- [What the task asks]:
Word for word, print each line of the listing below; pictures stay out.
######
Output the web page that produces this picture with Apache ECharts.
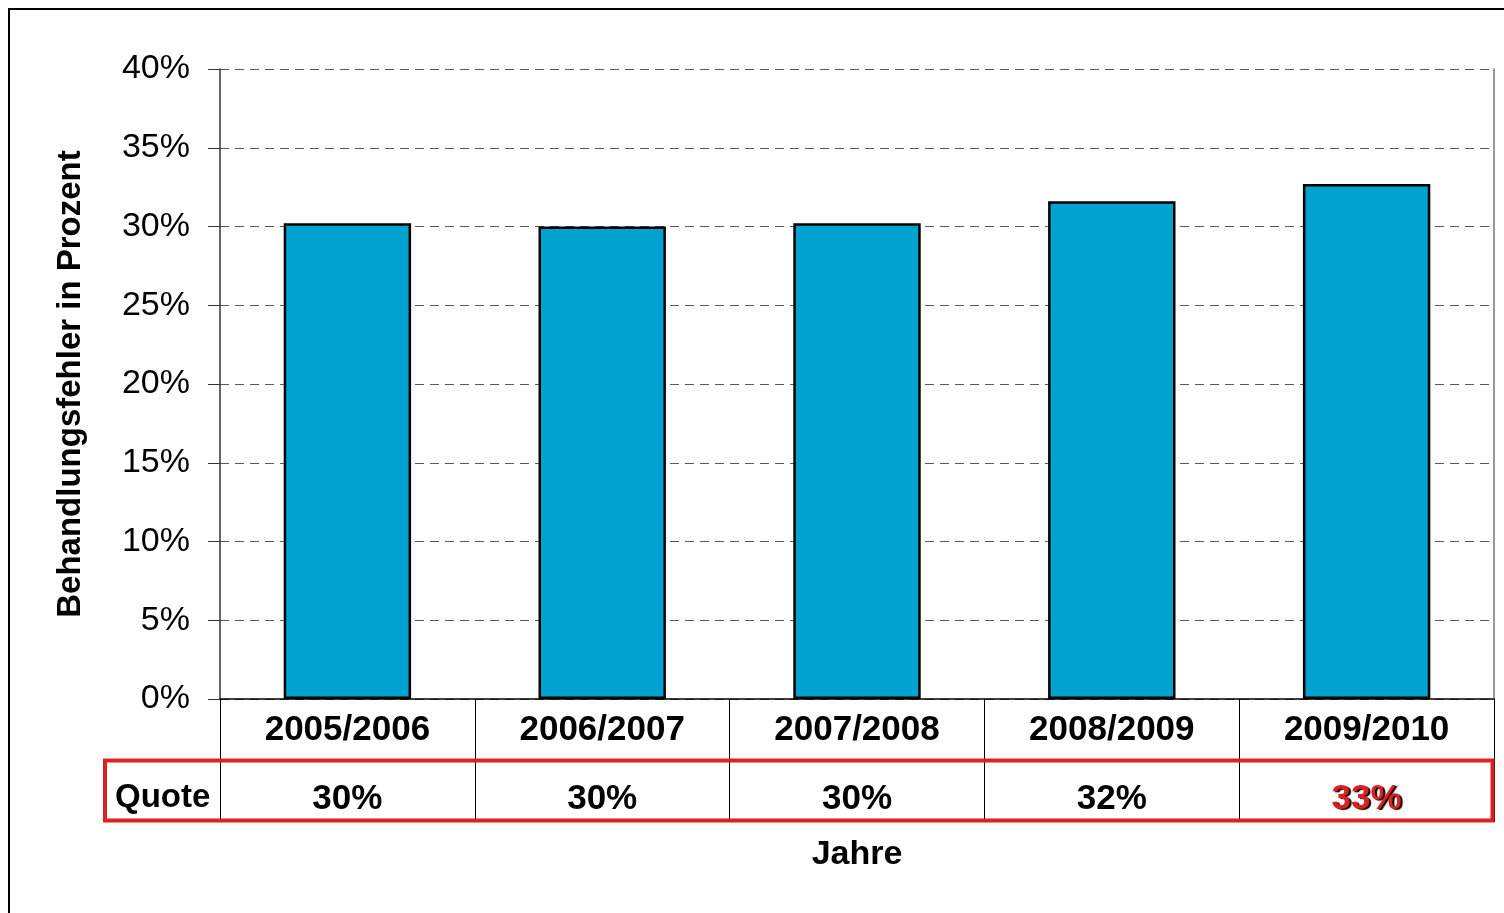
<!DOCTYPE html>
<html>
<head>
<meta charset="utf-8">
<script src="https://cdn.jsdelivr.net/npm/echarts@6/dist/echarts.min.js"></script>
<style>
  html, body { margin: 0; padding: 0; background: #fff; }
  #chart { width: 1504px; height: 913px; }
</style>
</head>
<body>
<div id="chart"></div>
<script>
// Jahre (Kategorien) und Quoten
const years = ['2005/2006', '2006/2007', '2007/2008', '2008/2009', '2009/2010']
const errorRates = [30.2, 30.0, 30.2, 31.6, 32.7]
const quoteLabels = ['30%', '30%', '30%', '32%', '33%']
const highlightIndex = 4

const font = 'Liberation Sans, Arial, sans-serif'

const chart = echarts.init(document.getElementById('chart'))

const option = {
  animation: false,
  backgroundColor: '#fff',
  grid: { left: 220, right: 10, top: 69, bottom: 214 },
  xAxis: {
    type: 'category',
    data: years,
    name: 'Jahre',
    nameLocation: 'middle',
    nameGap: 139,
    nameTextStyle: { fontFamily: font, fontSize: 34, fontWeight: 'bold', color: '#000' },
    axisLine: { show: true, lineStyle: { color: '#000', width: 1.5 } },
    axisTick: { show: true, length: 123, lineStyle: { color: '#000', width: 1 } },
    axisLabel: {
      interval: 0,
      margin: 1,
      formatter: (value, idx) => {
        const q = idx === highlightIndex ? '{r|' + quoteLabels[idx] + '}' : '{q|' + quoteLabels[idx] + '}'
        return '{c|' + value + '}\n' + q
      },
      rich: {
        c: { fontFamily: font, fontSize: 35, fontWeight: 'bold', color: '#000', lineHeight: 60 },
        q: { fontFamily: font, fontSize: 35, fontWeight: 'bold', color: '#000', lineHeight: 78 },
        r: {
          fontFamily: font, fontSize: 35, fontWeight: 'bold', color: '#dd1f1f', lineHeight: 78,
          textShadowColor: '#000', textShadowOffsetX: 2, textShadowOffsetY: 1.5, textShadowBlur: 1
        }
      }
    }
  },
  yAxis: [
    {
      type: 'value',
      min: 0,
      max: 40,
      interval: 5,
      name: 'Behandlungsfehler in Prozent',
      nameLocation: 'middle',
      nameRotate: 90,
      nameGap: 133,
      nameTextStyle: { fontFamily: font, fontSize: 33, fontWeight: 'bold', color: '#000' },
      axisLine: { show: true, lineStyle: { color: '#333', width: 1.5 } },
      axisTick: { show: true, length: 12, lineStyle: { color: '#333' } },
      axisLabel: {
        formatter: '{value}%',
        margin: 30,
        fontFamily: font,
        fontSize: 34,
        color: '#000'
      },
      splitLine: { show: true, lineStyle: { color: '#5a5a5a', type: [9, 6], width: 1.2 } }
    },
    {
      type: 'value',
      min: 0,
      max: 40,
      position: 'right',
      axisLine: { show: true, lineStyle: { color: '#777', width: 1.5 } },
      axisTick: { show: false },
      axisLabel: { show: false },
      splitLine: { show: false }
    }
  ],
  graphic: [
    {
      type: 'polyline',
      shape: { points: [[9, 913], [9, 9], [1504, 9]] },
      style: { stroke: '#000', lineWidth: 2, fill: null }
    },
    {
      type: 'text',
      left: 115,
      top: 781,
      style: { text: 'Quote', fontFamily: font, fontSize: 33, fontWeight: 'bold', fill: '#000' }
    },
    {
      type: 'rect',
      shape: { x: 105, y: 760.5, width: 1387.5, height: 60 },
      style: { stroke: '#dd2020', lineWidth: 4, fill: null },
      z: 100
    }
  ],
  series: [
    {
      type: 'bar',
      data: errorRates,
      barWidth: '50%',
      itemStyle: { color: '#00a3cf', borderColor: '#000', borderWidth: 2.5 }
    }
  ]
}

chart.setOption(option)
</script>
</body>
</html>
######
- [Answer]:
Output the web page that produces this picture with Apache ECharts.
<!DOCTYPE html>
<html>
<head>
<meta charset="utf-8">
<script src="https://cdn.jsdelivr.net/npm/echarts@6/dist/echarts.min.js"></script>
<style>
  html, body { margin: 0; padding: 0; background: #fff; }
  #chart { width: 1504px; height: 913px; }
</style>
</head>
<body>
<div id="chart"></div>
<script>
// Jahre (Kategorien) und Quoten
const years = ['2005/2006', '2006/2007', '2007/2008', '2008/2009', '2009/2010']
const errorRates = [30.2, 30.0, 30.2, 31.6, 32.7]
const quoteLabels = ['30%', '30%', '30%', '32%', '33%']
const highlightIndex = 4

const font = 'Liberation Sans, Arial, sans-serif'

const chart = echarts.init(document.getElementById('chart'))

const option = {
  animation: false,
  backgroundColor: '#fff',
  grid: { left: 220, right: 10, top: 69, bottom: 214 },
  xAxis: {
    type: 'category',
    data: years,
    name: 'Jahre',
    nameLocation: 'middle',
    nameGap: 139,
    nameTextStyle: { fontFamily: font, fontSize: 34, fontWeight: 'bold', color: '#000' },
    axisLine: { show: true, lineStyle: { color: '#000', width: 1.5 } },
    axisTick: { show: true, length: 123, lineStyle: { color: '#000', width: 1 } },
    axisLabel: {
      interval: 0,
      margin: 1,
      formatter: (value, idx) => {
        const q = idx === highlightIndex ? '{r|' + quoteLabels[idx] + '}' : '{q|' + quoteLabels[idx] + '}'
        return '{c|' + value + '}\n' + q
      },
      rich: {
        c: { fontFamily: font, fontSize: 35, fontWeight: 'bold', color: '#000', lineHeight: 60 },
        q: { fontFamily: font, fontSize: 35, fontWeight: 'bold', color: '#000', lineHeight: 78 },
        r: {
          fontFamily: font, fontSize: 35, fontWeight: 'bold', color: '#dd1f1f', lineHeight: 78,
          textShadowColor: '#000', textShadowOffsetX: 2, textShadowOffsetY: 1.5, textShadowBlur: 1
        }
      }
    }
  },
  yAxis: [
    {
      type: 'value',
      min: 0,
      max: 40,
      interval: 5,
      name: 'Behandlungsfehler in Prozent',
      nameLocation: 'middle',
      nameRotate: 90,
      nameGap: 133,
      nameTextStyle: { fontFamily: font, fontSize: 33, fontWeight: 'bold', color: '#000' },
      axisLine: { show: true, lineStyle: { color: '#333', width: 1.5 } },
      axisTick: { show: true, length: 12, lineStyle: { color: '#333' } },
      axisLabel: {
        formatter: '{value}%',
        margin: 30,
        fontFamily: font,
        fontSize: 34,
        color: '#000'
      },
      splitLine: { show: true, lineStyle: { color: '#5a5a5a', type: [9, 6], width: 1.2 } }
    },
    {
      type: 'value',
      min: 0,
      max: 40,
      position: 'right',
      axisLine: { show: true, lineStyle: { color: '#777', width: 1.5 } },
      axisTick: { show: false },
      axisLabel: { show: false },
      splitLine: { show: false }
    }
  ],
  graphic: [
    {
      type: 'polyline',
      shape: { points: [[9, 913], [9, 9], [1504, 9]] },
      style: { stroke: '#000', lineWidth: 2, fill: null }
    },
    {
      type: 'text',
      left: 115,
      top: 781,
      style: { text: 'Quote', fontFamily: font, fontSize: 33, fontWeight: 'bold', fill: '#000' }
    },
    {
      type: 'rect',
      shape: { x: 105, y: 760.5, width: 1387.5, height: 60 },
      style: { stroke: '#dd2020', lineWidth: 4, fill: null },
      z: 100
    }
  ],
  series: [
    {
      type: 'bar',
      data: errorRates,
      barWidth: '50%',
      itemStyle: { color: '#00a3cf', borderColor: '#000', borderWidth: 2.5 }
    }
  ]
}

chart.setOption(option)
</script>
</body>
</html>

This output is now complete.